Troops in Lysychansk are bracing for an onslaught. “The last city is Lysychansk, and it will be very hard here, a lot of good guys will die,” said one Ukrainian soldier defending the city, who gave only his first name, Sergiy, for security reasons.


In recent days, Ukrainian tanks and other equipment have flooded into Lysychansk, which sits on higher ground, dominating nearby Sievierodonetsk and the rolling fields beyond. Ukrainian troops have dug new trenches on street corners and erected new roadblocks to create chokepoints for the Russian troops that are expected to arrive in the coming days and weeks.

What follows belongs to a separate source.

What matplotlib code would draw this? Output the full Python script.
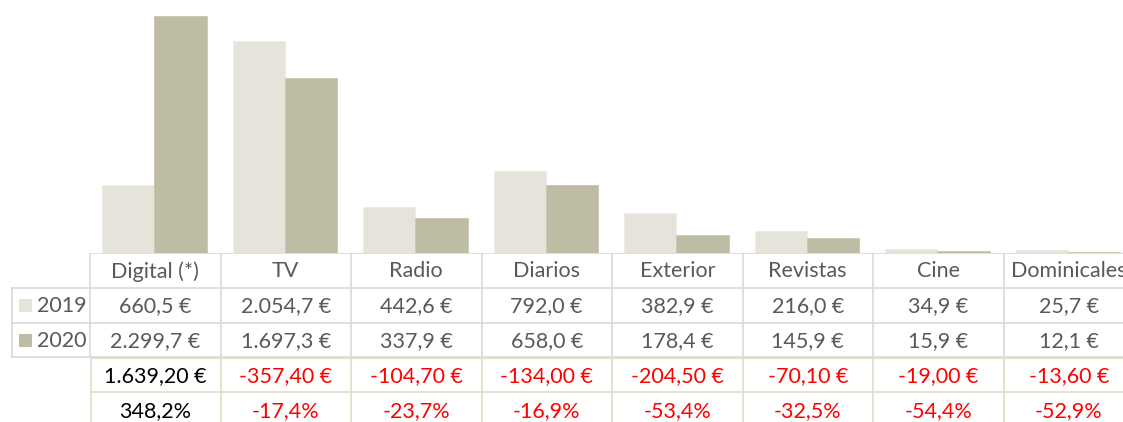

Sergiy’s acknowledgment that a final battle for Lysychansk is near came as regional officials announced Wednesday that Russian troops had overrun three small towns to the southeast of the city.


The towns — Mirna Dolina, Pidlisne and Toshkivka — are little more than postage stamps in the country’s vast eastern expanse. But their collapse within days of one another marks a significant breach in Ukraine’s front line, bringing Russian forces to the doorstep of Lysychansk and threatening the few supply routes into the city.


“The surprising aspect here is that Ukraine has chosen to reinforce as Russian forces inch closer to the city,” said Michael Kofman, the director of Russia studies at CNA, a research group in Virginia. “Both cities, Sievierodonetsk and Lysychansk could fall in the near term. However, Russia may not have the forces to exploit this localized offensive, and will find itself in a grinding fight against yet another set of Ukrainian defensive lines.”


Since the war began four months ago, Ukrainian commanders have often chosen to stand and fight rather than retreat, raising the cost of the invasion for Russia in men and equipment and buying time for more heavy arms from Ukraine’s allies to arrive. In the port city of Mariupol, Ukrainian forces held out for weeks in a steel mill complex after the rest of the city had fallen.


Russia’s forces are trying to flank the two cities on the Siversky Donets River from the east and west, Ukrainian military officials said.


In the west, Russian troops have positioned themselves to build pontoon bridges near the town of Siversk, a strategic hub for Ukrainian supply routes into Lysychansk and Sievierodonetsk, according to those officials. And in the east, Russian reconnaissance units have tried to scout Ukrainian artillery positions in an attempt to destroy them and seize high ground behind Lysychansk.


“We are being pressed closer to the city,” said Oleksandr Voronenko, a military police officer stationed in Lysychansk. “As long as there is a corridor through Siversk to Lysychansk, we will stand.”